**Exercise goal:** Wherever the word "Reproduce" shows up in a line, please copy that line.

**Code that draws figures:**
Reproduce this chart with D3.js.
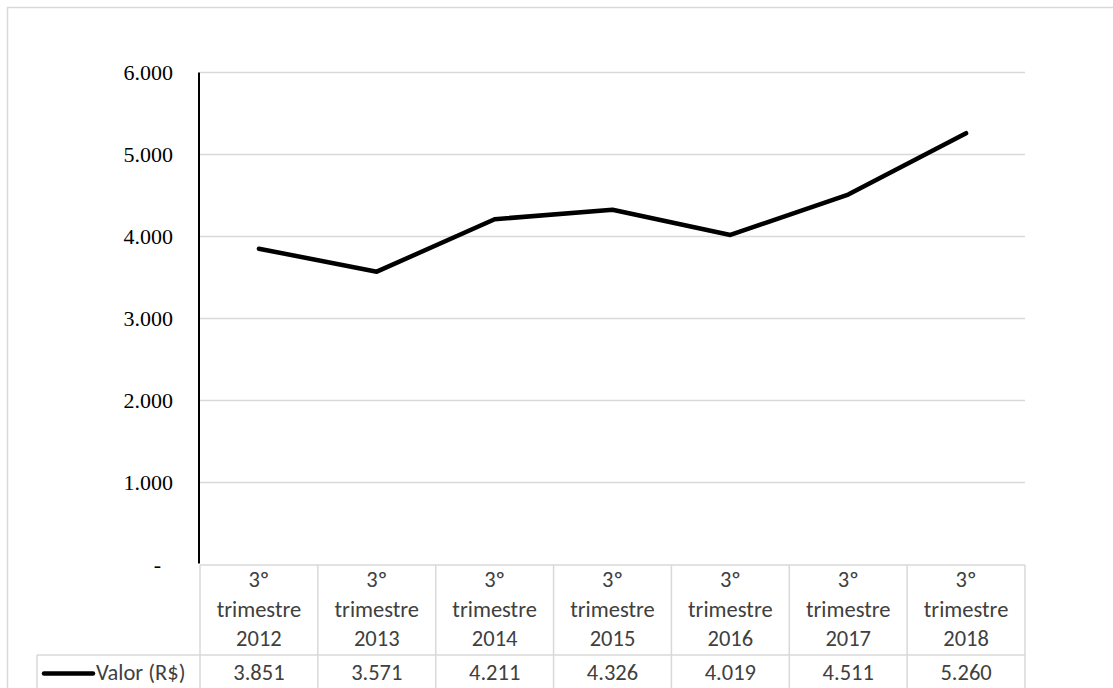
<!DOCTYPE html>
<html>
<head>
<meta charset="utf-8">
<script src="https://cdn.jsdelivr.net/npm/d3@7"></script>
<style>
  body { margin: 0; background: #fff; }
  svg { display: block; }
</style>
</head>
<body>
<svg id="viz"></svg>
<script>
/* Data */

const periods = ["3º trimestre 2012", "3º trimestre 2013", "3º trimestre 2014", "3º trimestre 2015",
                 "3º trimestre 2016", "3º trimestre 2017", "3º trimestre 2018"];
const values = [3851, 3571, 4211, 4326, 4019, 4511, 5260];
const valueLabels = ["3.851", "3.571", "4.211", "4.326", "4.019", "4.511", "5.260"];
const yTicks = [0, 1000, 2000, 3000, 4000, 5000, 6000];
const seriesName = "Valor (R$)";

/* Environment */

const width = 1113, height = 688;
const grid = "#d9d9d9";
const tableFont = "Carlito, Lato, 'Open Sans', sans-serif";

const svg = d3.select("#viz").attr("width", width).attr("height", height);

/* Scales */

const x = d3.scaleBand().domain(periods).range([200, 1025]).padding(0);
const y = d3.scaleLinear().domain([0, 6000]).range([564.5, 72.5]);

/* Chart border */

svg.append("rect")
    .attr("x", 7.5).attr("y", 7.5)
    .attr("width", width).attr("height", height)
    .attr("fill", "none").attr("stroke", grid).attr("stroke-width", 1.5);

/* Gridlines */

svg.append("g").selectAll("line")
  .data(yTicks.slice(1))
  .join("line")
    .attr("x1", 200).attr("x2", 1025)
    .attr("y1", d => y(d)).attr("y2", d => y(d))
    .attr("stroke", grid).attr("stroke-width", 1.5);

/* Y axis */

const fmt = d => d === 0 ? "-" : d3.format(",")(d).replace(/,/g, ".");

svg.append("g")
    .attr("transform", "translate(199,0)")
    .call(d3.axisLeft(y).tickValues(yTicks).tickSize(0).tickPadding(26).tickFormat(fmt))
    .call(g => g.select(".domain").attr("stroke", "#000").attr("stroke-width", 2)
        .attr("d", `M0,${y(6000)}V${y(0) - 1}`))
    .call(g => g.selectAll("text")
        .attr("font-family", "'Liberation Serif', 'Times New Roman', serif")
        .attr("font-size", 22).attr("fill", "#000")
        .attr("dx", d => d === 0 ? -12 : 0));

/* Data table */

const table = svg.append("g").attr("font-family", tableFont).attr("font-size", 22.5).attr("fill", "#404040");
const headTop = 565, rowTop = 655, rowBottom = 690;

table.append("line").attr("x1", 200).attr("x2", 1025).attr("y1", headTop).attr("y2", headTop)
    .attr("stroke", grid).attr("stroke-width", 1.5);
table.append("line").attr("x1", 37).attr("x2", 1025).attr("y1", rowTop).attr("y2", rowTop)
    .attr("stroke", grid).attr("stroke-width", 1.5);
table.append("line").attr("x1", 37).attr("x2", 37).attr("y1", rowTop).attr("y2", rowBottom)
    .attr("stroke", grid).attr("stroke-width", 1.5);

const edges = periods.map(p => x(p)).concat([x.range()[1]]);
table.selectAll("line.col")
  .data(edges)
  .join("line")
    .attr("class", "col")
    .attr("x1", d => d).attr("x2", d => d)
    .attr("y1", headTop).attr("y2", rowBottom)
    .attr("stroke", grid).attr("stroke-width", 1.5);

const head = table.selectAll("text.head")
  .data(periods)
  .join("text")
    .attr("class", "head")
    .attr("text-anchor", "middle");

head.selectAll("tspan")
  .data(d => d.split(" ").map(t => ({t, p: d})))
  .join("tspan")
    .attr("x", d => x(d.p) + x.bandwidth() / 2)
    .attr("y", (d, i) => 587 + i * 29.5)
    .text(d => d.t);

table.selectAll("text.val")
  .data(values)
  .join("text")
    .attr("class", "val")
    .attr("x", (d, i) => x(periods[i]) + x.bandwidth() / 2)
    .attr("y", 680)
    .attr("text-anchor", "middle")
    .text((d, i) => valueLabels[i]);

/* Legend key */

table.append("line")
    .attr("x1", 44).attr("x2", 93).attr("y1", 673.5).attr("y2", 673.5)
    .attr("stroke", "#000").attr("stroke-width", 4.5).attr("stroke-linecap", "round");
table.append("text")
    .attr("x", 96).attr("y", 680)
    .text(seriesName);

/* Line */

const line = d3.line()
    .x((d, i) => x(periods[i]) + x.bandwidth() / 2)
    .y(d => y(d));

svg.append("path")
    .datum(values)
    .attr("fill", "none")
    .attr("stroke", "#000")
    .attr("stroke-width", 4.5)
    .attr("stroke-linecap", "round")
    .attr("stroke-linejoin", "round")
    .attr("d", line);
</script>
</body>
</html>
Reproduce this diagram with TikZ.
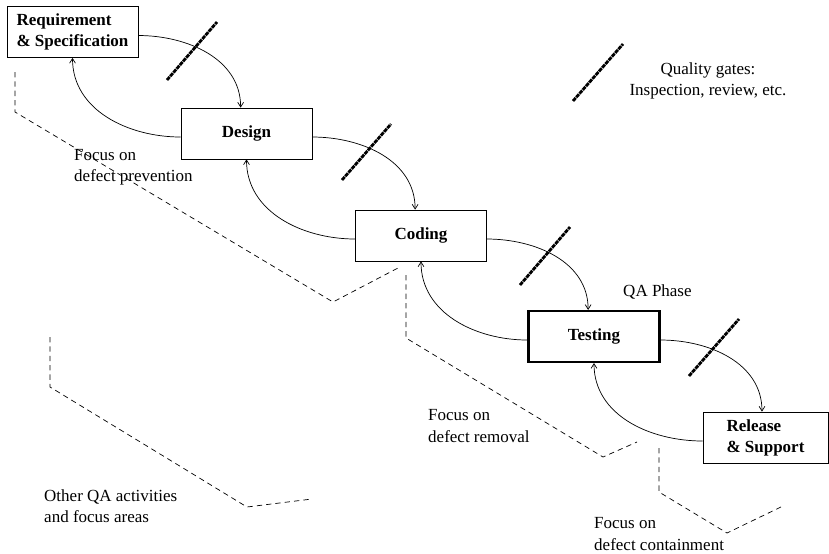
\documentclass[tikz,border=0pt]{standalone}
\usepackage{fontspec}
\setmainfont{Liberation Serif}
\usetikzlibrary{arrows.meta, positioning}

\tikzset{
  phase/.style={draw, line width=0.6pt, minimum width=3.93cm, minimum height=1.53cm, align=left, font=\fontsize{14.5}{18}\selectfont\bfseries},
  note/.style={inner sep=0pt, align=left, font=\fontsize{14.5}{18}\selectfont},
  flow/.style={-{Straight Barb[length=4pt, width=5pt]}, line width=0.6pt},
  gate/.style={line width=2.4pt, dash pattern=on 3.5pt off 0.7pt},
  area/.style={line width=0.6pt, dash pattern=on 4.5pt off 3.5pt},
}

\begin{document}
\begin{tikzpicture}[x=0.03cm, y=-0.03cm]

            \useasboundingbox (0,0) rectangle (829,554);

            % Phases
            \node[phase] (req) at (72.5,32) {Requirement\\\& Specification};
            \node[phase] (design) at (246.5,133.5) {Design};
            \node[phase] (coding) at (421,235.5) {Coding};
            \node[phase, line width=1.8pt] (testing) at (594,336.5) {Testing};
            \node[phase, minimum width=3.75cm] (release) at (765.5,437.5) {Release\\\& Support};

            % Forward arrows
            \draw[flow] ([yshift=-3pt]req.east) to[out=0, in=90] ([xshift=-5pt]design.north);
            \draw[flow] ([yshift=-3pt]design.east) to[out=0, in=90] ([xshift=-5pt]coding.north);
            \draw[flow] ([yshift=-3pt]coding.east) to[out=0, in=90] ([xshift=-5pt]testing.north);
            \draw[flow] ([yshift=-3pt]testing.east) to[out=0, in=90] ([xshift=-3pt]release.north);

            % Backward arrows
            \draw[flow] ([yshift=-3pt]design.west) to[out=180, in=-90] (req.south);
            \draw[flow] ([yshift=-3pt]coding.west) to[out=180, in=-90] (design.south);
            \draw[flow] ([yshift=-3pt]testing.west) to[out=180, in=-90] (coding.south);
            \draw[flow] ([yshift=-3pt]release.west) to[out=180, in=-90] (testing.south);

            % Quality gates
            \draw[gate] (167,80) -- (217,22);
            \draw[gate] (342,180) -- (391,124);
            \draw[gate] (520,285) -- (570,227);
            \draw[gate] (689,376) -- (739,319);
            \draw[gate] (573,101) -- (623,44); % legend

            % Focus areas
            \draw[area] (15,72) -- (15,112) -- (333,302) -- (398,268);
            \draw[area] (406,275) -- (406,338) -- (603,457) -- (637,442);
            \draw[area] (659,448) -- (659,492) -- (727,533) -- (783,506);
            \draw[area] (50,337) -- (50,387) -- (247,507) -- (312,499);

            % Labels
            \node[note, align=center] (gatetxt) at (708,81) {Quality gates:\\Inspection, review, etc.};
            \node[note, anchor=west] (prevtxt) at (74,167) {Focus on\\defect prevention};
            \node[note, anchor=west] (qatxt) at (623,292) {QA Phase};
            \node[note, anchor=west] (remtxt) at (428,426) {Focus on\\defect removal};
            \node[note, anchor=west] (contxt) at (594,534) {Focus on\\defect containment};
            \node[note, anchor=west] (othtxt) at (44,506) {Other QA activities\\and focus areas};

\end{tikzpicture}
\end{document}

**Expected output:**
Reproduce this chart with D3.js.
Reproduce this diagram with TikZ.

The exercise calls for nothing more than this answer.